Maskin taught at MIT from 1977 to 1984 and returned as a visiting professor from 1999 to 2000. He is currently at Princeton University’s Institute for Advanced Study.

Maskin shared the prize with Leonid Hurwicz and Roger B. Myerson “for having laid the foundations of mechanism design theory,” according to the Foundation’s Web site, which explains that the theory models collective decision-making in the allocation of resources. One of the applications of his research has been in the auction-style sale of government assets to the private sector, Maskin said in an interview with the Foundation. His work has influenced areas outside of economics such as regulation, corporate finance, and the theory of taxation, according to material on the Web site.

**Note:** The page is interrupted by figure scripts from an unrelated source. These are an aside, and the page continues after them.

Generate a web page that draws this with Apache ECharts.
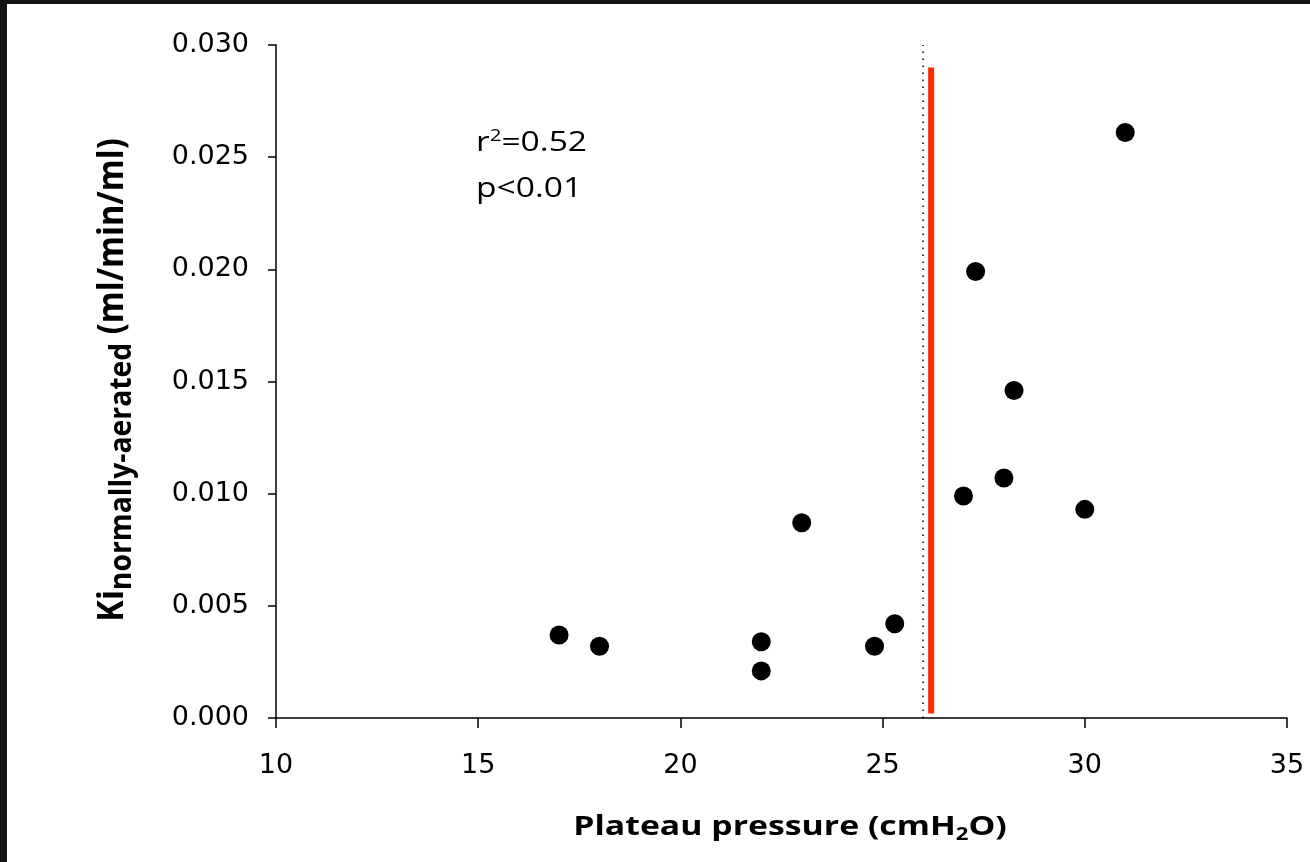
<!DOCTYPE html>
<html>
<head>
<meta charset="utf-8">
<script src="https://cdn.jsdelivr.net/npm/echarts@6/dist/echarts.min.js"></script>
<style>
  html, body { margin: 0; padding: 0; background: #ffffff; }
  #chart { width: 1310px; height: 862px; }
</style>
</head>
<body>
<div id="chart"></div>
<script>
// Plateau pressure (cmH2O) per subject
const plateauPressure = [17.0, 18.0, 22.0, 22.0, 23.0, 24.8, 25.3, 27.0, 27.3, 28.0, 28.25, 30.0, 31.0];
// Ki of the normally-aerated lung (ml/min/ml)
const kiNormallyAerated = [0.0037, 0.0032, 0.0034, 0.0021, 0.0087, 0.0032, 0.0042, 0.0099, 0.0199, 0.0107, 0.0146, 0.0093, 0.0261];

// Vertical reference lines: dotted threshold and red cut-off bar
const thresholdX = [26.0, 26.0];
const thresholdY = [0.0, 0.030];
const cutoffX = [26.2, 26.2];
const cutoffY = [0.0002, 0.029];

// Axis ranges and tick spacing
const xRange = [10, 35, 5];
const yRange = [0, 0.030, 0.005];

const statsText = ['r{sup|2}=0.52', 'p<0.01'];

const chart = echarts.init(document.getElementById('chart'), null, { renderer: 'canvas' });

const pairs = (xs, ys) => xs.map((x, i) => [x, ys[i]]);

const tickFont = 'DejaVu Sans';
const titleFont = '"Open Sans", "Noto Sans", sans-serif';

chart.setOption({
  backgroundColor: '#ffffff',
  animation: false,
  grid: { left: 276, right: 23, top: 45, bottom: 144, containLabel: false },
  xAxis: {
    type: 'value',
    min: xRange[0], max: xRange[1], interval: xRange[2],
    axisLine: { show: true, lineStyle: { color: '#000', width: 1.5 } },
    axisTick: { show: true, length: 10, lineStyle: { color: '#000', width: 1.5 } },
    splitLine: { show: false },
    axisLabel: { color: '#000', fontFamily: tickFont, fontSize: 27, margin: 34 }
  },
  yAxis: {
    type: 'value',
    min: yRange[0], max: yRange[1], interval: yRange[2],
    axisLine: { show: true, lineStyle: { color: '#000', width: 1.5 } },
    axisTick: { show: true, length: 8, lineStyle: { color: '#000', width: 1.5 } },
    splitLine: { show: false },
    axisLabel: {
      color: '#000', fontFamily: tickFont, fontSize: 27, margin: 27,
      formatter: v => v.toFixed(3)
    }
  },
  series: [
    {
      type: 'line',
      data: pairs(thresholdX, thresholdY),
      symbol: 'none',
      lineStyle: { color: '#000', width: 1.5, type: [1.5, 5.5] },
      z: 2
    },
    {
      type: 'line',
      data: pairs(cutoffX, cutoffY),
      symbol: 'none',
      lineStyle: { color: '#ff2a00', width: 6, cap: 'butt' },
      z: 3
    },
    {
      type: 'scatter',
      data: pairs(plateauPressure, kiNormallyAerated),
      symbol: 'circle',
      symbolSize: 19,
      itemStyle: { color: '#000', opacity: 1 },
      z: 4
    }
  ],
  graphic: [
    { type: 'rect', left: 0, top: 0, shape: { width: 1310, height: 4 }, style: { fill: '#141414' } },
    { type: 'rect', left: 0, top: 0, shape: { width: 7, height: 862 }, style: { fill: '#141414' } },
    {
      type: 'text', x: 476, y: 120, scaleX: 1.2, scaleY: 1,
      style: {
        text: statsText.join('\n'),
        font: '28px ' + titleFont,
        fill: '#000',
        lineHeight: 46,
        rich: { sup: { fontSize: 17, fontFamily: titleFont, padding: [0, 0, 14, 0], lineHeight: 46 } }
      }
    },
    {
      type: 'text', x: 790, y: 828, scaleX: 1.3, scaleY: 1,
      style: {
        text: 'Plateau pressure (cmH{sub|2}O)',
        font: 'bold 26px ' + titleFont,
        fill: '#000',
        align: 'center', verticalAlign: 'middle',
        rich: { sub: { fontSize: 17, fontWeight: 'bold', fontFamily: titleFont, padding: [14, 0, 0, 0] } }
      }
    },
    {
      type: 'text', x: 113, y: 380, rotation: Math.PI / 2, scaleX: 1.05, scaleY: 1.15,
      style: {
        text: 'Ki{sub|normally-aerated} (ml/min/ml)',
        font: 'bold 31px ' + titleFont,
        fill: '#000',
        align: 'center', verticalAlign: 'middle',
        rich: { sub: { fontSize: 27, fontWeight: 'bold', fontFamily: titleFont, padding: [16, 0, 0, 0] } }
      }
    }
  ]
});
</script>
</body>
</html>
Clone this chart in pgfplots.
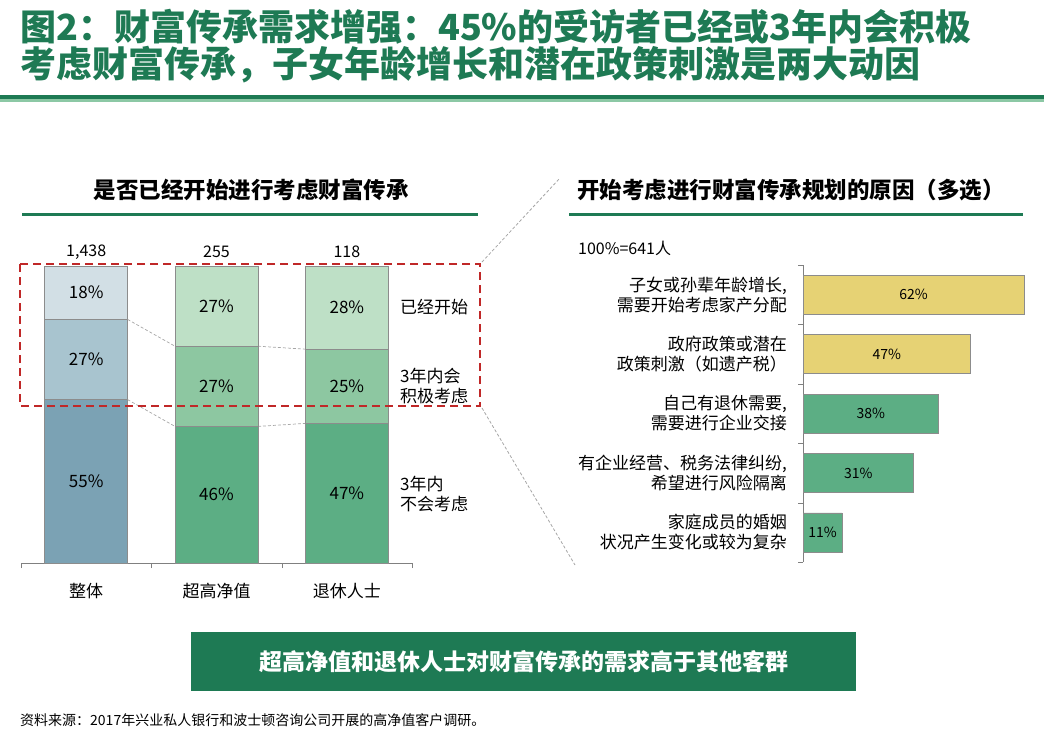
\documentclass[border=0pt]{standalone}
\usepackage{pgfplots}
\pgfplotsset{compat=1.18}
\usepackage{fontspec}
\setmainfont{Noto Sans CJK SC}

\definecolor{tgreen}{RGB}{30,122,84}
\definecolor{lgreen}{RGB}{140,200,165}
\definecolor{bA}{RGB}{123,162,180}
\definecolor{bB}{RGB}{168,196,207}
\definecolor{bC}{RGB}{210,223,229}
\definecolor{gA}{RGB}{92,174,132}
\definecolor{gB}{RGB}{141,199,161}
\definecolor{gC}{RGB}{190,224,198}
\definecolor{ylw}{RGB}{230,210,116}
\definecolor{dred}{RGB}{192,40,40}
\newcommand\fs[2]{\fontsize{#1}{#2}\selectfont}

\pgfplotsset{
  leftgeom/.style={
    at={(21pt,-563pt)}, anchor=south west,
    scale only axis, width=391pt, height=297pt,
    xmin=-0.5, xmax=2.5, ymin=0, ymax=100, clip=false},
  segbar/.style={draw=gray!90, line width=0.6pt},
  labelonly/.style={only marks, mark=text, text mark={},
    nodes near coords, point meta=explicit symbolic},
}

\begin{document}
\begin{tikzpicture}
\path[use as bounding box] (0pt,0pt) rectangle (1044pt,-740pt);

% title
\node[anchor=west, inner sep=0pt, text=tgreen, font=\fs{36}{40}\bfseries] at (20pt,-27pt)
  {图2：财富传承需求增强：45\%的受访者已经或3年内会积极};
\node[anchor=west, inner sep=0pt, text=tgreen, font=\fs{36}{40}\bfseries] at (20pt,-65pt)
  {考虑财富传承，子女年龄增长和潜在政策刺激是两大动因};
\fill[tgreen] (0pt,-95pt) rectangle (1044pt,-99pt);
\fill[lgreen] (0pt,-99pt) rectangle (1044pt,-102pt);

% panel titles
\node[font=\fs{22.5}{26}\bfseries] at (251pt,-190pt) {是否已经开始进行考虑财富传承};
\draw[tgreen, line width=3pt] (22pt,-214pt) -- (478pt,-214pt);
\node[font=\fs{22.5}{26}\bfseries] at (791pt,-190pt) {开始考虑进行财富传承规划的原因（多选）};
\draw[tgreen, line width=3pt] (569pt,-214pt) -- (1023pt,-214pt);

% left: whole sample
\begin{axis}[leftgeom, ybar stacked, bar width=83pt,
  axis x line=bottom, axis y line=none, axis line style={draw=gray,-},
  xtick={0,1,2}, xticklabels={整体,超高净值,退休人士},
  major tick length=0pt, minor xtick={-0.5,0.5,1.5,2.5}, minor tick length=5pt,
  tick align=outside, tick style={gray},
  xticklabel style={font=\fs{17}{20}, anchor=center, yshift=-28pt}]
\addplot[segbar, fill=bA] coordinates {(0,55)};
\addplot[segbar, fill=bB] coordinates {(0,27)};
\addplot[segbar, fill=bC] coordinates {(0,18)};
\end{axis}

% left: high net worth and retirees
\begin{axis}[leftgeom, ybar stacked, bar width=83pt, hide axis]
\addplot[segbar, fill=gA] coordinates {(1,46) (2,47)};
\addplot[segbar, fill=gB] coordinates {(1,27) (2,25)};
\addplot[segbar, fill=gC] coordinates {(1,27) (2,28)};
\draw[gray!70, dash pattern=on 3pt off 2pt, line width=0.7pt]
  (axis cs:0.3185,55) -- (axis cs:0.6815,46)
  (axis cs:0.3185,82) -- (axis cs:0.6815,73)
  (axis cs:1.3185,46) -- (axis cs:1.6815,47)
  (axis cs:1.3185,73) -- (axis cs:1.6815,72);
\end{axis}

% left: labels
\begin{axis}[leftgeom, hide axis]
\addplot[labelonly,
  every node near coord/.style={anchor=center, text=black, font=\fs{17}{20}}]
  coordinates {(0,27.5)[55\%] (0,68.5)[27\%] (0,91)[18\%]
               (1,23)[46\%] (1,59.5)[27\%] (1,86.5)[27\%]
               (2,23.5)[47\%] (2,59.5)[25\%] (2,86)[28\%]};
\addplot[labelonly,
  every node near coord/.style={anchor=center, text=black, yshift=14pt, font=\fs{16}{18}}]
  coordinates {(0,100)[{1,438}] (1,100)[255] (2,100)[118]};
\end{axis}

\node[anchor=west, inner sep=0pt, font=\fs{17}{20}, align=left] at (400pt,-307pt) {已经开始};
\node[anchor=west, inner sep=0pt, font=\fs{17}{20}, align=left] at (400pt,-386pt) {3年内会\\积极考虑};
\node[anchor=west, inner sep=0pt, font=\fs{17}{20}, align=left] at (400pt,-493.5pt) {3年内\\不会考虑};

\draw[dred, line width=2.2pt, dash pattern=on 8pt off 5pt] (20pt,-264pt) rectangle (480pt,-406pt);
\draw[gray!70, dash pattern=on 3pt off 2pt, line width=0.8pt] (482pt,-262pt) -- (560pt,-178pt);
\draw[gray!70, dash pattern=on 3pt off 2pt, line width=0.8pt] (482pt,-408pt) -- (575pt,-565pt);

% right: reasons
\node[anchor=west, inner sep=0pt, font=\fs{16}{18}] at (578pt,-248pt) {100\%=641人};
\begin{axis}[at={(803pt,-562pt)}, anchor=south west,
  scale only axis, width=227pt, height=297pt,
  xmin=0, xmax=63.67, ymin=-0.5, ymax=4.5, clip=false,
  xbar, bar width=39pt, bar shift=0pt,
  axis x line=none, axis y line=left, axis line style={draw=gray,-},
  ytick={0,1,2,3,4},
  yticklabels={{家庭成员的婚姻\\状况产生变化或较为复杂},
               {有企业经营、税务法律纠纷,\\希望进行风险隔离},
               {自己有退休需要,\\需要进行企业交接},
               {政府政策或潜在\\政策刺激（如遗产税）},
               {子女或孙辈年龄增长,\\需要开始考虑家产分配}},
  yticklabel style={font=\fs{17}{20}, align=right, anchor=east, inner sep=0pt, xshift=-16pt},
  major tick length=0pt, minor ytick={-0.5,0.5,...,4.5}, minor tick length=5pt,
  tick align=outside, tick style={gray},
  point meta=x,
  /pgf/number format/assume math mode=true,
  nodes near coords={\pgfmathprintnumber{\pgfplotspointmeta}\%},
  visualization depends on={x \as \rawx},
  every node near coord/.append style={anchor=center, font=\fs{14}{16},
    shift={(axis direction cs:-\rawx/2,0)}}]
\addplot[segbar, fill=ylw] coordinates {(62,4) (47,3)};
\addplot[segbar, fill=gA] coordinates {(38,2) (31,1) (11,0)};
\end{axis}

% conclusion box and source
\fill[tgreen] (191pt,-632pt) rectangle (856pt,-691pt);
\node[text=white, font=\fs{23}{26}\bfseries] at (523.5pt,-662pt) {超高净值和退休人士对财富传承的需求高于其他客群};
\node[anchor=west, inner sep=0pt, font=\fs{14}{16}] at (20pt,-720pt)
  {资料来源：2017年兴业私人银行和波士顿咨询公司开展的高净值客户调研。};
\end{tikzpicture}
\end{document}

Capecchi came to MIT as a graduate student intending to study physics and mathematics, The Belfast Telegraph reported. While at MIT, he became interested in molecular biology and subsequently transferred to Harvard to join the lab of James D. Watson, co-discoverer of the structure of DNA with Francis Crick. In his interview with the foundation, Capecchi called Watson “a fantastic mentor.”

Capecchi shared the prize in Medicine with Sir Martin J. Evans and Oliver Smithies “for their discoveries of principles for introducing specific gene modifications in mice by the use of embryonic stem cells.“ Gene targeting has made genetically-modified mice an indispensable part of an experimenter’s toolkit, according to the Foundation’s Web site. It “allows scientists to create mice with mutations in any desired gene,” enabling them to evaluate “the function of any gene,” according to Capecchi’s lab Web site.